REQUIREMENTS
Can you set down, exactly as they appear below, the lines from the opening of the material through the one bearing "Chart.register(...registerables);", minus the pictures?

--- start of DATA SEGMENT ---

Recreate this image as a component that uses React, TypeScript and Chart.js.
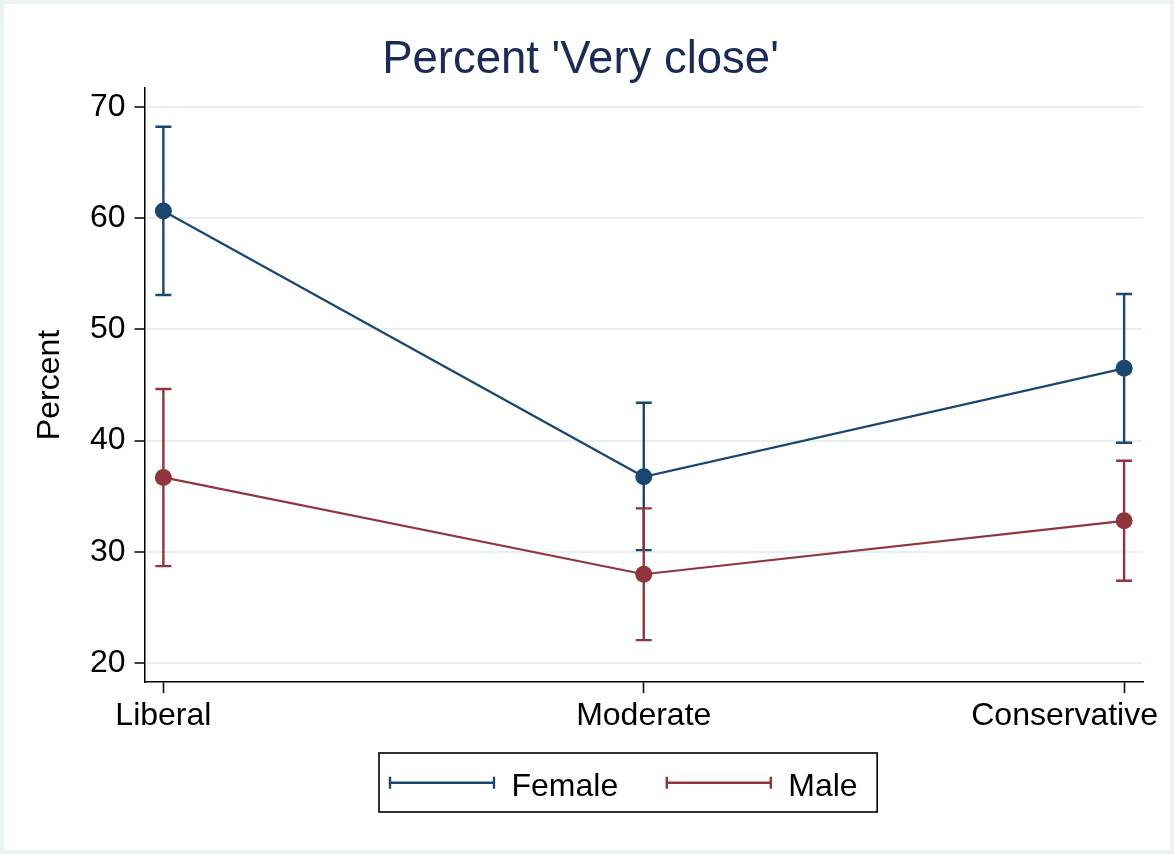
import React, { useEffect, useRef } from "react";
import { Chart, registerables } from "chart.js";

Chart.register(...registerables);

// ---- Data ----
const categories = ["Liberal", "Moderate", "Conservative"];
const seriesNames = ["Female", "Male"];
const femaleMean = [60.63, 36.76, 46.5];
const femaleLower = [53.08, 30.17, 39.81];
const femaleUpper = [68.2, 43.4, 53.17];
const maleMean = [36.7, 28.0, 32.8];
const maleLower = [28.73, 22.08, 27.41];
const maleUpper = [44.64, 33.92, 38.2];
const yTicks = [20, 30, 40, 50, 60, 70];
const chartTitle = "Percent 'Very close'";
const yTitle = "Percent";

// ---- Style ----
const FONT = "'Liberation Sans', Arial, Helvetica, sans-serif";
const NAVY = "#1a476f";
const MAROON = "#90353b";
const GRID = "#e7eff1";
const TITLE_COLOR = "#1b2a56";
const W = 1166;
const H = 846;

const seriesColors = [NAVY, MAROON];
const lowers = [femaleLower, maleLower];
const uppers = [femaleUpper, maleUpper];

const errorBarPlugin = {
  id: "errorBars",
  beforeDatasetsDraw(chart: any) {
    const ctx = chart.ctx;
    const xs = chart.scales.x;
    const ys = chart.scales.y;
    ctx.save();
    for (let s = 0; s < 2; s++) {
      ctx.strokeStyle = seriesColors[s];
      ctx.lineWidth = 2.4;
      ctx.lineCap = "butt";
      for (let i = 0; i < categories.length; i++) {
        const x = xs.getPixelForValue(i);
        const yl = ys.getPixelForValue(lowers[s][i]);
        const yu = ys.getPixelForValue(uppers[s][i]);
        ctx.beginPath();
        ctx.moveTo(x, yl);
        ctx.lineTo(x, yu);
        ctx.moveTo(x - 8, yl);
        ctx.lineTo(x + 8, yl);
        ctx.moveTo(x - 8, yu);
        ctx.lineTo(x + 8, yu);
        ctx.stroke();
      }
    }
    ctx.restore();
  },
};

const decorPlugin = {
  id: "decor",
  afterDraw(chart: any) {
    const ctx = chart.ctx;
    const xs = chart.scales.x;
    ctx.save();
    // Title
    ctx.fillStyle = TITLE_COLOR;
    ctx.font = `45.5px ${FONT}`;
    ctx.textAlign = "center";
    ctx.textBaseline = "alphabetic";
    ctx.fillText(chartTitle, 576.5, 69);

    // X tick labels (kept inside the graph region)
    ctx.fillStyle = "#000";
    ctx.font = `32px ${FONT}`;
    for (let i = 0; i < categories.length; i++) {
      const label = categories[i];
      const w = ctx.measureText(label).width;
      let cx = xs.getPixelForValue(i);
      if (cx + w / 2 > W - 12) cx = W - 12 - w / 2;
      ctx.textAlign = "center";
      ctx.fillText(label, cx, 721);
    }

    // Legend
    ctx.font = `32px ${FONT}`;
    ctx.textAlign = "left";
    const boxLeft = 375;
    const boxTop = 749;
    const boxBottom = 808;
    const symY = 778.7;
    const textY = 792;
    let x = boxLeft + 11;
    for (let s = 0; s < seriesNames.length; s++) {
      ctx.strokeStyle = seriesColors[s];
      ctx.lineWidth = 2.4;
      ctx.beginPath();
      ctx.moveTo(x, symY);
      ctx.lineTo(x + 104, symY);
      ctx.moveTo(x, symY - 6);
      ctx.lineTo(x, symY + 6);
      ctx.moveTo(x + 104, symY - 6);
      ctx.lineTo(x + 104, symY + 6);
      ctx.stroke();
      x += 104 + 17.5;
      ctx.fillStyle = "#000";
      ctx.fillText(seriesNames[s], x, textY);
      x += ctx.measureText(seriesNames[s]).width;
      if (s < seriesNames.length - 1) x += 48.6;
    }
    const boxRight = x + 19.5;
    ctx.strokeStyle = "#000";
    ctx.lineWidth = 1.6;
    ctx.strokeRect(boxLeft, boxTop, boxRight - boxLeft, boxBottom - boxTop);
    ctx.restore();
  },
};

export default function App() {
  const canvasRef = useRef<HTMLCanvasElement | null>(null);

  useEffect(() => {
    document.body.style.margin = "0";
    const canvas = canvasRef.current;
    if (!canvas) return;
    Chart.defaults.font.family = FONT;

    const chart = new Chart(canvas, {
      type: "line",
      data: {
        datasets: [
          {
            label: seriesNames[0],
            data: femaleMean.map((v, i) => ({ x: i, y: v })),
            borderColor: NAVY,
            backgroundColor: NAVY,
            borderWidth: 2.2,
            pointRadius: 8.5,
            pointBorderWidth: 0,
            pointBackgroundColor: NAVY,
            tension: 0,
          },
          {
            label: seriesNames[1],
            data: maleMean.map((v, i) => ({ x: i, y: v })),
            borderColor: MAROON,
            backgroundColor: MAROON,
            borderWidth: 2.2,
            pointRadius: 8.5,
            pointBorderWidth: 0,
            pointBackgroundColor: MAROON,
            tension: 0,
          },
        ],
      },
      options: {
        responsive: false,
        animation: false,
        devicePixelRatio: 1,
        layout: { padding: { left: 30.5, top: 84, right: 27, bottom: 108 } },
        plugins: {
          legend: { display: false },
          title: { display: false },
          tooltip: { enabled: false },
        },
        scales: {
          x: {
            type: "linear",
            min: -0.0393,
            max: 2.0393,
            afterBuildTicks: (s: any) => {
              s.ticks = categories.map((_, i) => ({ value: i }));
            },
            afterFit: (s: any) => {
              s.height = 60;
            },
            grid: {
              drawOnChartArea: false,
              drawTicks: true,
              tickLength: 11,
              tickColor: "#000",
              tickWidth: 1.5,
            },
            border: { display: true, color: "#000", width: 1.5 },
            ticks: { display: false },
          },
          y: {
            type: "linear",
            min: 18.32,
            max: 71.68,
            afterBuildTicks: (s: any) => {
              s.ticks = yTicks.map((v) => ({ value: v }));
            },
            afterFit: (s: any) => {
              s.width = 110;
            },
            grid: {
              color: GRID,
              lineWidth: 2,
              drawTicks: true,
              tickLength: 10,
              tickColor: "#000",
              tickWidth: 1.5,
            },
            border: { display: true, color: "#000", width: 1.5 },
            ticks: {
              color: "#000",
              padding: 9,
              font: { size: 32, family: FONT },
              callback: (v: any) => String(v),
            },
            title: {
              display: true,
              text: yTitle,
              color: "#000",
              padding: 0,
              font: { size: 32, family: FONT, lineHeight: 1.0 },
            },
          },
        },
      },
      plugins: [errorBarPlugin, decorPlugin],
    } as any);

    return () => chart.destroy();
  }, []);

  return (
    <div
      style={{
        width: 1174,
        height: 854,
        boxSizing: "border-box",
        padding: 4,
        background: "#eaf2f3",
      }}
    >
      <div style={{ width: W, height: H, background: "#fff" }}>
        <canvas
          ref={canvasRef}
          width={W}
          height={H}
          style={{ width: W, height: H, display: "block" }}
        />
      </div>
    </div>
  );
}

--- end of DATA SEGMENT ---

FINAL RESULT
Recreate this image as a component that uses React, TypeScript and Chart.js.
import React, { useEffect, useRef } from "react";
import { Chart, registerables } from "chart.js";

Chart.register(...registerables);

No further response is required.